§ **Aim of the task**
Copy exactly the stretch of lines from the one holding "Emit a LaTeX" through the last line of the data below, inclusive. Leave out pictures.

§ **Data shown**

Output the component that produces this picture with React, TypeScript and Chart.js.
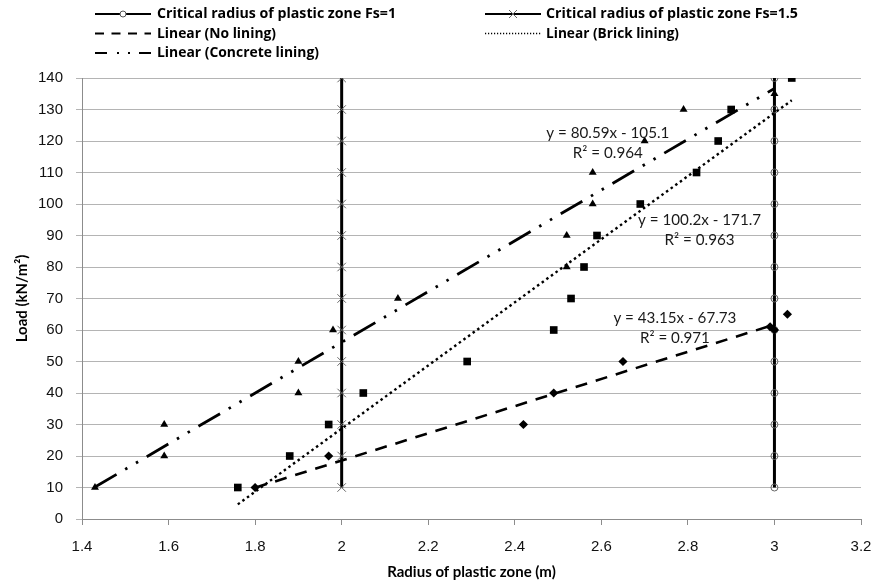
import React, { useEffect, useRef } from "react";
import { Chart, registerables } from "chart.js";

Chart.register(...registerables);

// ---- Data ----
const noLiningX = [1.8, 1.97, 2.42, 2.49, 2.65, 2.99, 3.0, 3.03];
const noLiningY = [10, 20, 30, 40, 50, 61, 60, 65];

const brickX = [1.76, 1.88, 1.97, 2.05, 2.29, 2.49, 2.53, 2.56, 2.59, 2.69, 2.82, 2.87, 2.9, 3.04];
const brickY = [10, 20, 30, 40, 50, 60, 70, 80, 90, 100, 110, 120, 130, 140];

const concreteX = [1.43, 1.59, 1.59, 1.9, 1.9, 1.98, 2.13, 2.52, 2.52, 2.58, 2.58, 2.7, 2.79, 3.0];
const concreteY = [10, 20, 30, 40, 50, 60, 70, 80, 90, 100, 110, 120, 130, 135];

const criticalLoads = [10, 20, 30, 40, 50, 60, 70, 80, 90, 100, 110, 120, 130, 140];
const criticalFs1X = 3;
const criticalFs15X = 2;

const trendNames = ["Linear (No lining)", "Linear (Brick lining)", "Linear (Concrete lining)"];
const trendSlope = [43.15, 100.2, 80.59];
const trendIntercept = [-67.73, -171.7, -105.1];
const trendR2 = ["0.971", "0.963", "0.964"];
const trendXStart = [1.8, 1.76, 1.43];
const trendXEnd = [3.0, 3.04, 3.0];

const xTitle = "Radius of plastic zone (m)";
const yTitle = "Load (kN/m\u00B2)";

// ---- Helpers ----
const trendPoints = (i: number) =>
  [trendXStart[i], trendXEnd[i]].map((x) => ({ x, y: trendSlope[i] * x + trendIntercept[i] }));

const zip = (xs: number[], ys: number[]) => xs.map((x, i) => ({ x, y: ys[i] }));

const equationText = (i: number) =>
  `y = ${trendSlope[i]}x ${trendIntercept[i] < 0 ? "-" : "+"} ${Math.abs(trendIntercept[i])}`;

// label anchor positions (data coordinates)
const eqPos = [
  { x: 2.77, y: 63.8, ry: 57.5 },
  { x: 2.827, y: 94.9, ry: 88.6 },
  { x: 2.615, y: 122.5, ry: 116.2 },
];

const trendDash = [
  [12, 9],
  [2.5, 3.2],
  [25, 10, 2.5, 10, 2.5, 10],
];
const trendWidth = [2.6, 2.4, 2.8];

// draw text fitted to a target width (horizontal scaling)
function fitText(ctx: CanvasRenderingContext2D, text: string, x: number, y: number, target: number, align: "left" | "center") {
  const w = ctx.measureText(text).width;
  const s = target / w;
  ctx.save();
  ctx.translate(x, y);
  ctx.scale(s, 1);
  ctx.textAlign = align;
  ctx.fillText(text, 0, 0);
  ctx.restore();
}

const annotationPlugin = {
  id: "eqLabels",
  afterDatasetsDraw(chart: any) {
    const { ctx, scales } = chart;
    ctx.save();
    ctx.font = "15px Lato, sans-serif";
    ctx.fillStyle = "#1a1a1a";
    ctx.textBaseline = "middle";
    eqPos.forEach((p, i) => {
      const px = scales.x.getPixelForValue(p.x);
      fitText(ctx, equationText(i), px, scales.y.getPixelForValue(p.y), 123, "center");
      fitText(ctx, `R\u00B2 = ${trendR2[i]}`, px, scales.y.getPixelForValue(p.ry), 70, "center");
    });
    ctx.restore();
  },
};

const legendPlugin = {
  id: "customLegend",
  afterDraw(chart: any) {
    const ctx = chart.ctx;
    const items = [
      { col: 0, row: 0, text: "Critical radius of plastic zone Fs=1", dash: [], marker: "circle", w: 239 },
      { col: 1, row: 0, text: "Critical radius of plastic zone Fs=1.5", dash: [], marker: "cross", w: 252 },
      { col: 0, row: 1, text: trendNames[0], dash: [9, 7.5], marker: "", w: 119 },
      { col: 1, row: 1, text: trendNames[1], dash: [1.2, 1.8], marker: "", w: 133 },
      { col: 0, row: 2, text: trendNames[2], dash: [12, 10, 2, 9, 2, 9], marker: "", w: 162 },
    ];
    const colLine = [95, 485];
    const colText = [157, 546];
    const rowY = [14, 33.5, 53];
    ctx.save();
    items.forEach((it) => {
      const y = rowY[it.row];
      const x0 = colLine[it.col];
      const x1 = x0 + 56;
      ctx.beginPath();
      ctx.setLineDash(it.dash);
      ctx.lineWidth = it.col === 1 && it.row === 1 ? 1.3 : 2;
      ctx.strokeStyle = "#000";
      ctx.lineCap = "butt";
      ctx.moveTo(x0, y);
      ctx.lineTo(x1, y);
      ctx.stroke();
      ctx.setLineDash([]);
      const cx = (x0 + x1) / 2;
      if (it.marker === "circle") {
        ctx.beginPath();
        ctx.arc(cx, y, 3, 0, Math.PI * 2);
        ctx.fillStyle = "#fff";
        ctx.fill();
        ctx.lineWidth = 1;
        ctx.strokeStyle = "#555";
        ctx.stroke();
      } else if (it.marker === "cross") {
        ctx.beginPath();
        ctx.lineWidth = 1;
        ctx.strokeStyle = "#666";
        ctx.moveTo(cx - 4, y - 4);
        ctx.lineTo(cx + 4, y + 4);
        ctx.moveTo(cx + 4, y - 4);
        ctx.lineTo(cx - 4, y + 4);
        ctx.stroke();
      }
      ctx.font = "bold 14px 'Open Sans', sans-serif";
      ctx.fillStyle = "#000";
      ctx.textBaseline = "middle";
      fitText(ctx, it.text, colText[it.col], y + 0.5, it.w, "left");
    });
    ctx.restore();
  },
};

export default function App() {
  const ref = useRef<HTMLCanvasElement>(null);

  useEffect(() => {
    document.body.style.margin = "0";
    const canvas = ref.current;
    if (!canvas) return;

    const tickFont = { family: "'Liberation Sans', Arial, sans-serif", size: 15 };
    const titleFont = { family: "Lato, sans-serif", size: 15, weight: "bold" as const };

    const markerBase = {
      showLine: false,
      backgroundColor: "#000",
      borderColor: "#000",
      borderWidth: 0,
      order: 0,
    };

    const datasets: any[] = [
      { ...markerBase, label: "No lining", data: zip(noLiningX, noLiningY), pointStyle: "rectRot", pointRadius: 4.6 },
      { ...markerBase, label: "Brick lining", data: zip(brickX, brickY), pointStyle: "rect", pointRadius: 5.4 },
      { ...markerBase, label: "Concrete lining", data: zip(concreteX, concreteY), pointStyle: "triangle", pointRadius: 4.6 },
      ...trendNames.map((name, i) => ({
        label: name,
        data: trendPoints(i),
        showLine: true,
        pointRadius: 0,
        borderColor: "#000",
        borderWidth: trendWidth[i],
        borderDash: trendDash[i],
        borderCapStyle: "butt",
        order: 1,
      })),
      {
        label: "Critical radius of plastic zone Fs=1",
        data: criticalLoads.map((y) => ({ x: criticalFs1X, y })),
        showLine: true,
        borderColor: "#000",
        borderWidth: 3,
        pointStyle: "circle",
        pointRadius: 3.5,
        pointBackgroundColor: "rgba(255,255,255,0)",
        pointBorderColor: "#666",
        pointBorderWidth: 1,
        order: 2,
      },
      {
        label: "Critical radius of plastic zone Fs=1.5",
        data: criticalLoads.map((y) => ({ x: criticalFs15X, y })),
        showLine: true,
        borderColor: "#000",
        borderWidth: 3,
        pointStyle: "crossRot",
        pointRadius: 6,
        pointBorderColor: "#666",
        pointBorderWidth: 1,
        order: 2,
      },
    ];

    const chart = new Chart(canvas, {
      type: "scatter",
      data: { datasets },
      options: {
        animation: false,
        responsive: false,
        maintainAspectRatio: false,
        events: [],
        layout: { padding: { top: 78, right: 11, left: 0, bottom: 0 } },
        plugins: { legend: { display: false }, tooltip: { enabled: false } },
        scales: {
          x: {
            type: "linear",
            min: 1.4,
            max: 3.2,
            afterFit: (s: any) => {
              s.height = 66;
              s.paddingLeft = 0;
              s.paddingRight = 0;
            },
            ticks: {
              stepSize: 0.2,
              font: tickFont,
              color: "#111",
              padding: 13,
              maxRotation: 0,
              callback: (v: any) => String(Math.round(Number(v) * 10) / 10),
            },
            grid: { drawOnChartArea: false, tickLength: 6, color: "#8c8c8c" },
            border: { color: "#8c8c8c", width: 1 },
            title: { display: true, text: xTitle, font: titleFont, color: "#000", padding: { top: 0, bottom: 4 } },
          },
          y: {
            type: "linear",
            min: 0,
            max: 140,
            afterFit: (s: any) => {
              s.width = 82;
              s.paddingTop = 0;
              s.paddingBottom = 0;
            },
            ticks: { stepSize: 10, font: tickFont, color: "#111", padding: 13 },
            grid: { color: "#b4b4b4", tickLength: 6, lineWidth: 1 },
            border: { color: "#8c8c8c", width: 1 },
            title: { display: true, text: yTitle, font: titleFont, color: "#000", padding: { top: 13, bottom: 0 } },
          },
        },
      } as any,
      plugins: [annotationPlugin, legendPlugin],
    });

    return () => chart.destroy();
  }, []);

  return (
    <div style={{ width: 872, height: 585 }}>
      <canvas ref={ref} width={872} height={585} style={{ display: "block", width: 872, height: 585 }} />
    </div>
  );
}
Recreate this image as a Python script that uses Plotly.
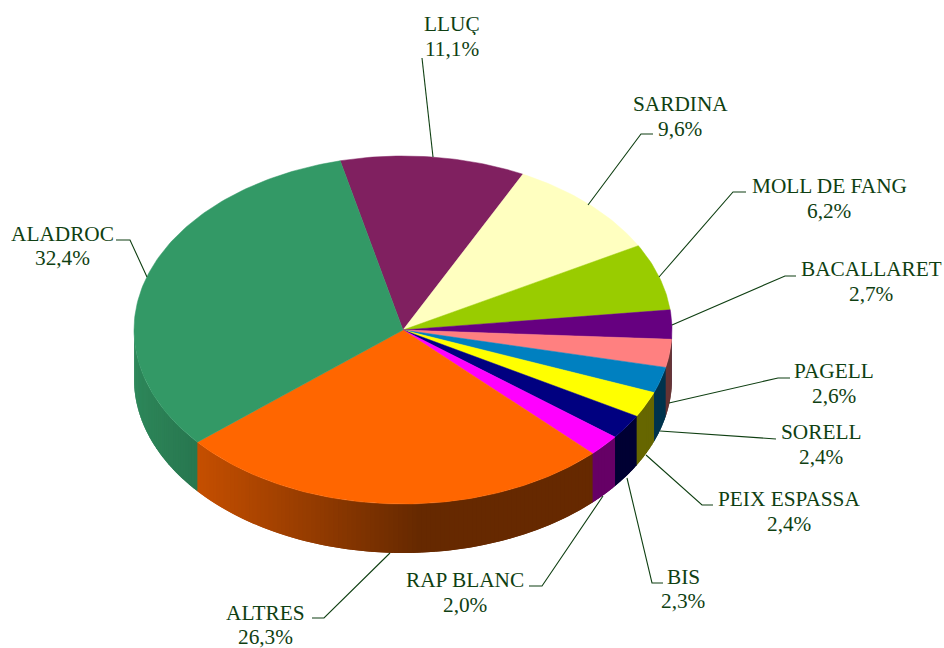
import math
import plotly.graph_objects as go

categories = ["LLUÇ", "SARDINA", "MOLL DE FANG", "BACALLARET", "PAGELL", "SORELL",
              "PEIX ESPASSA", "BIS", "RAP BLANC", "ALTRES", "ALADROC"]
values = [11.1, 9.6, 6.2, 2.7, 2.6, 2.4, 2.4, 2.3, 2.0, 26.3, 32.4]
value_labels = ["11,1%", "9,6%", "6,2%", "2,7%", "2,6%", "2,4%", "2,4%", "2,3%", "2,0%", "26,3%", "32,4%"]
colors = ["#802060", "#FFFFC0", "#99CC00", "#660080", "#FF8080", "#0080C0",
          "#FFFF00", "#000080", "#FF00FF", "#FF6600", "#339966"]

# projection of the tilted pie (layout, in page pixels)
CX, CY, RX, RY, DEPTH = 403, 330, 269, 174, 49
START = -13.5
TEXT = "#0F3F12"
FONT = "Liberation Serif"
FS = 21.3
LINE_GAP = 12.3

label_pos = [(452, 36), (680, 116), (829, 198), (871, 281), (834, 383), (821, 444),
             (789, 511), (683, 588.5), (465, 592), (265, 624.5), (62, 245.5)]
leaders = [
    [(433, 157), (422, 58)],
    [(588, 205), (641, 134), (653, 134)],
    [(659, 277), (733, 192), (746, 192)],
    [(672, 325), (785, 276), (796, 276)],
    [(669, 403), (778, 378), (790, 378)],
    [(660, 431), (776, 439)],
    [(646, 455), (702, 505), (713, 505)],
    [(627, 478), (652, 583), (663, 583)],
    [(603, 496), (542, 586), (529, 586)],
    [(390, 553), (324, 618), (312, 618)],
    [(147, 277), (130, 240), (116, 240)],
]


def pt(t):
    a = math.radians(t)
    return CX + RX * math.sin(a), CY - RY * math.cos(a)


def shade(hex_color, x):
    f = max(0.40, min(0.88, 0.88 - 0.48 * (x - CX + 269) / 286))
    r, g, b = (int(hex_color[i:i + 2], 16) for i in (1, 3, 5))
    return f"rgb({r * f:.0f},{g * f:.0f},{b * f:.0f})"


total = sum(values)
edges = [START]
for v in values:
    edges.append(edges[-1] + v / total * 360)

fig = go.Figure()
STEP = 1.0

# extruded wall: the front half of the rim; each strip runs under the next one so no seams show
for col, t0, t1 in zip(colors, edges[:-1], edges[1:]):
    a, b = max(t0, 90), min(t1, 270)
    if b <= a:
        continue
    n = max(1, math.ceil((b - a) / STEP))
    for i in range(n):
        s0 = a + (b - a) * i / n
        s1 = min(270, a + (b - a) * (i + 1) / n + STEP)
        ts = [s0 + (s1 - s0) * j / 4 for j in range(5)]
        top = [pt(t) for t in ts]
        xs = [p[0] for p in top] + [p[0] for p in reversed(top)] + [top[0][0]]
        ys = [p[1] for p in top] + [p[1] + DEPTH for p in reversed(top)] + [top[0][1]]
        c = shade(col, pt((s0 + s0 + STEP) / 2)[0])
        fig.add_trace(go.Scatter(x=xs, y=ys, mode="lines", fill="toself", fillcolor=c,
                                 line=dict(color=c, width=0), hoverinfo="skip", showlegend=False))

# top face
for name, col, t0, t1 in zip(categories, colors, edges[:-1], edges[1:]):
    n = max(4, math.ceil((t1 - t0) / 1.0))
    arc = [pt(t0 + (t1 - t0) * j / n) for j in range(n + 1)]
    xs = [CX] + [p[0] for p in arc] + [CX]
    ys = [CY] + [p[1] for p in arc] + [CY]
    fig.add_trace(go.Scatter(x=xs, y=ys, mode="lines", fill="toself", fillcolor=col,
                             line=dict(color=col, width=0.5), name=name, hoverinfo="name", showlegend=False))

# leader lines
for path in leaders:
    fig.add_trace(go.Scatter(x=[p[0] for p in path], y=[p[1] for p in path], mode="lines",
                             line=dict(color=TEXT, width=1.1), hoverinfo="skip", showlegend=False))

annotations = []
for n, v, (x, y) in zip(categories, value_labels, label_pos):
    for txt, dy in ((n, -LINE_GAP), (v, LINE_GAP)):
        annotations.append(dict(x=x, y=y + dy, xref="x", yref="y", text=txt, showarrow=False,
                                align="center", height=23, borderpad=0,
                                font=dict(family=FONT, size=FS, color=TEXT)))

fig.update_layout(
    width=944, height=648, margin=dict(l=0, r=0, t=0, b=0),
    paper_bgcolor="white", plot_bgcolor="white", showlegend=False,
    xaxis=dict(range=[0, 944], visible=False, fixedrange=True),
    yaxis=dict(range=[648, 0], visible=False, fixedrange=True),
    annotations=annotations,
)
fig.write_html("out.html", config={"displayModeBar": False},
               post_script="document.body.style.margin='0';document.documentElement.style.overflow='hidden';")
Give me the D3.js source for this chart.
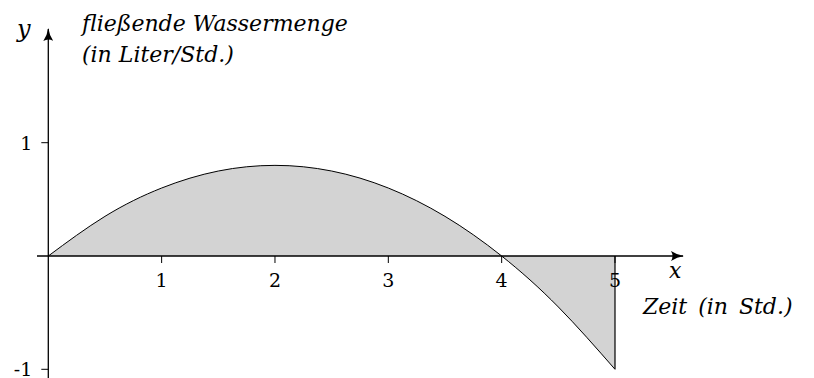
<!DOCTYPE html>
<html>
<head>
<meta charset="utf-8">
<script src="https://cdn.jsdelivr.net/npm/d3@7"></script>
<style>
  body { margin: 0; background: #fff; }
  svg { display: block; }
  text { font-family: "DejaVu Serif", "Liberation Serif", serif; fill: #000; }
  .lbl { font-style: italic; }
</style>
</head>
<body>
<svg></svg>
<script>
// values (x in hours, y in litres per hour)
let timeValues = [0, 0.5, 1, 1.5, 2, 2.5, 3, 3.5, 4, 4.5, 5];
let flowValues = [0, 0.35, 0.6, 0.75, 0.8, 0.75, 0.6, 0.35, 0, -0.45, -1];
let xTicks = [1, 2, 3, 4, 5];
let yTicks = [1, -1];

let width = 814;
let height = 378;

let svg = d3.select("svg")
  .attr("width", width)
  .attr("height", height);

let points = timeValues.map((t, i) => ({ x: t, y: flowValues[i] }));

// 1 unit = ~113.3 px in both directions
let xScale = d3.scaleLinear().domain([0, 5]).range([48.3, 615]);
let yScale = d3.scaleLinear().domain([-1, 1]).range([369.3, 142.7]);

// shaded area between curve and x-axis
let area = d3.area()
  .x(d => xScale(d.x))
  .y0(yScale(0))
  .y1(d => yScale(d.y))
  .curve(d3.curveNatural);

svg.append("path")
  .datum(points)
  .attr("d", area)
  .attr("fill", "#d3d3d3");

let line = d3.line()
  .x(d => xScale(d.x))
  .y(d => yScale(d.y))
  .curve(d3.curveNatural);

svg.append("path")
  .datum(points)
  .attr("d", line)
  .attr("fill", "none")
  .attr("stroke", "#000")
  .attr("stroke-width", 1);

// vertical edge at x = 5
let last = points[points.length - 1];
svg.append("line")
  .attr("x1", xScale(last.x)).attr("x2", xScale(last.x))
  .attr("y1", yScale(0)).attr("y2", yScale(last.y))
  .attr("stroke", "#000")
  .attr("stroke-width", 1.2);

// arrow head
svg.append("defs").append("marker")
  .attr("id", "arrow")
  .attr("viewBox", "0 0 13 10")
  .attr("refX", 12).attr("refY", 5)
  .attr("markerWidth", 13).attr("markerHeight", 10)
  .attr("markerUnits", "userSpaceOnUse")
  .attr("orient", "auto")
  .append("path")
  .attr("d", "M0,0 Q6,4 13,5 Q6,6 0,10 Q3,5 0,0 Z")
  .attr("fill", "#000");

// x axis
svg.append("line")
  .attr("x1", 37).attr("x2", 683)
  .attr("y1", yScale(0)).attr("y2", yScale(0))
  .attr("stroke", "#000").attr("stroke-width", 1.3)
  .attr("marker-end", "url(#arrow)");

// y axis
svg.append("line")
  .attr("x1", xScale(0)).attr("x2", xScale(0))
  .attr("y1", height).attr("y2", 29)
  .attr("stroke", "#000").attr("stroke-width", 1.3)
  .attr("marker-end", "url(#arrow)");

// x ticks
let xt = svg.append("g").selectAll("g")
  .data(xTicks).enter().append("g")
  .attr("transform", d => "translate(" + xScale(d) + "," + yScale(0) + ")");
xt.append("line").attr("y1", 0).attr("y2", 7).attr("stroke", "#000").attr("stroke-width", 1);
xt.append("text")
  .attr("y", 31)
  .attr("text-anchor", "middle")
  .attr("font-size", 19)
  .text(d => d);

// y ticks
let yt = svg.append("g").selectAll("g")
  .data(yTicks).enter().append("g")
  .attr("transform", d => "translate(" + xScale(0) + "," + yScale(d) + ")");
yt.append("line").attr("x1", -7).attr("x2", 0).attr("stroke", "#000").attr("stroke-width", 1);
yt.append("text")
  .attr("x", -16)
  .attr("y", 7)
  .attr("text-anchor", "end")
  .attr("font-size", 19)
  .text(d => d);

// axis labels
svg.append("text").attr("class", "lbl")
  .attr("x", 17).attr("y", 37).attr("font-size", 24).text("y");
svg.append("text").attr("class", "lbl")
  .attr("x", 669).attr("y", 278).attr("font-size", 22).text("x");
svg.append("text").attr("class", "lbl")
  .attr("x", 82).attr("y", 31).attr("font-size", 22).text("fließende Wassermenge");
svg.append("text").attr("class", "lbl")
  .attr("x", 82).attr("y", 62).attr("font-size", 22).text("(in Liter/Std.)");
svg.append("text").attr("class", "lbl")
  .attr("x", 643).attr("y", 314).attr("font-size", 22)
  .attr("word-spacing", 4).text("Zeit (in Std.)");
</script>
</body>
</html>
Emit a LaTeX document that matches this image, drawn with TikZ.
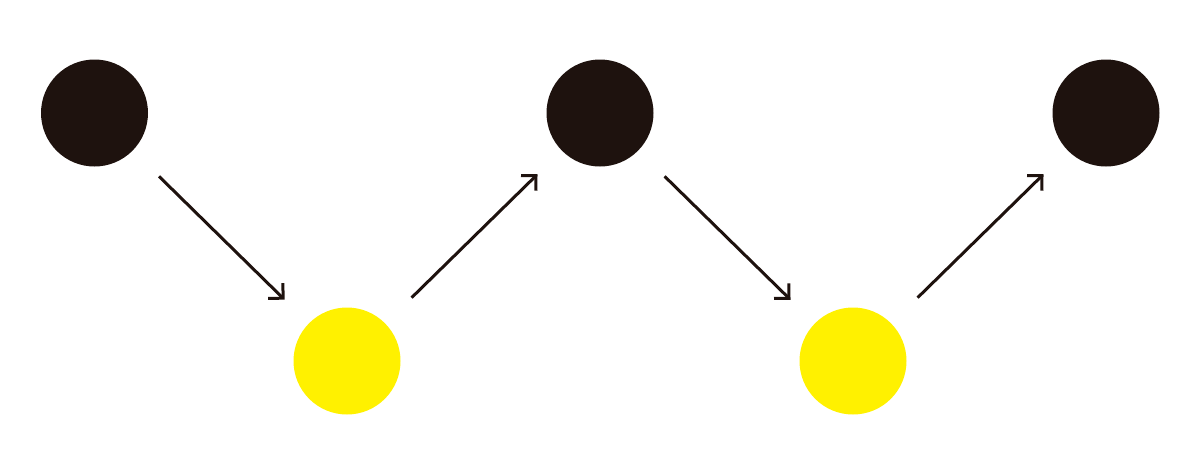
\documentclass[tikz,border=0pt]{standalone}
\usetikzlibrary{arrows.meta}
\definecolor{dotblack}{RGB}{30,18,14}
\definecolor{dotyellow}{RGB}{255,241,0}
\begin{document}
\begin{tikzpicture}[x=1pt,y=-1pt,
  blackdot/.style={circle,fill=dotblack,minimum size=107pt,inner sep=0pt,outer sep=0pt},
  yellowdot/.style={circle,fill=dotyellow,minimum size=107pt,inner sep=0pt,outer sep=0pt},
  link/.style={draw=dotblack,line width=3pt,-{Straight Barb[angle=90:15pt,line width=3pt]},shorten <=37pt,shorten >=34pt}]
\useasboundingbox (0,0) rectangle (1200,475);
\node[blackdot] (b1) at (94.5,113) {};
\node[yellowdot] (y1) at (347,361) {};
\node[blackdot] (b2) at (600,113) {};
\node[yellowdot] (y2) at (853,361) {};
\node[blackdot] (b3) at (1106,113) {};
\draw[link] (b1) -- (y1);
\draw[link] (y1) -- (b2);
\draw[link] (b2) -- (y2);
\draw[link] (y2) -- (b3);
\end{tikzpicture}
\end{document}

§ **Finished answer**
Emit a LaTeX document that matches this image, drawn with TikZ.
\documentclass[tikz,border=0pt]{standalone}
\usetikzlibrary{arrows.meta}
\definecolor{dotblack}{RGB}{30,18,14}
\definecolor{dotyellow}{RGB}{255,241,0}
\begin{document}
\begin{tikzpicture}[x=1pt,y=-1pt,
  blackdot/.style={circle,fill=dotblack,minimum size=107pt,inner sep=0pt,outer sep=0pt},
  yellowdot/.style={circle,fill=dotyellow,minimum size=107pt,inner sep=0pt,outer sep=0pt},
  link/.style={draw=dotblack,line width=3pt,-{Straight Barb[angle=90:15pt,line width=3pt]},shorten <=37pt,shorten >=34pt}]
\useasboundingbox (0,0) rectangle (1200,475);
\node[blackdot] (b1) at (94.5,113) {};
\node[yellowdot] (y1) at (347,361) {};
\node[blackdot] (b2) at (600,113) {};
\node[yellowdot] (y2) at (853,361) {};
\node[blackdot] (b3) at (1106,113) {};
\draw[link] (b1) -- (y1);
\draw[link] (y1) -- (b2);
\draw[link] (b2) -- (y2);
\draw[link] (y2) -- (b3);
\end{tikzpicture}
\end{document}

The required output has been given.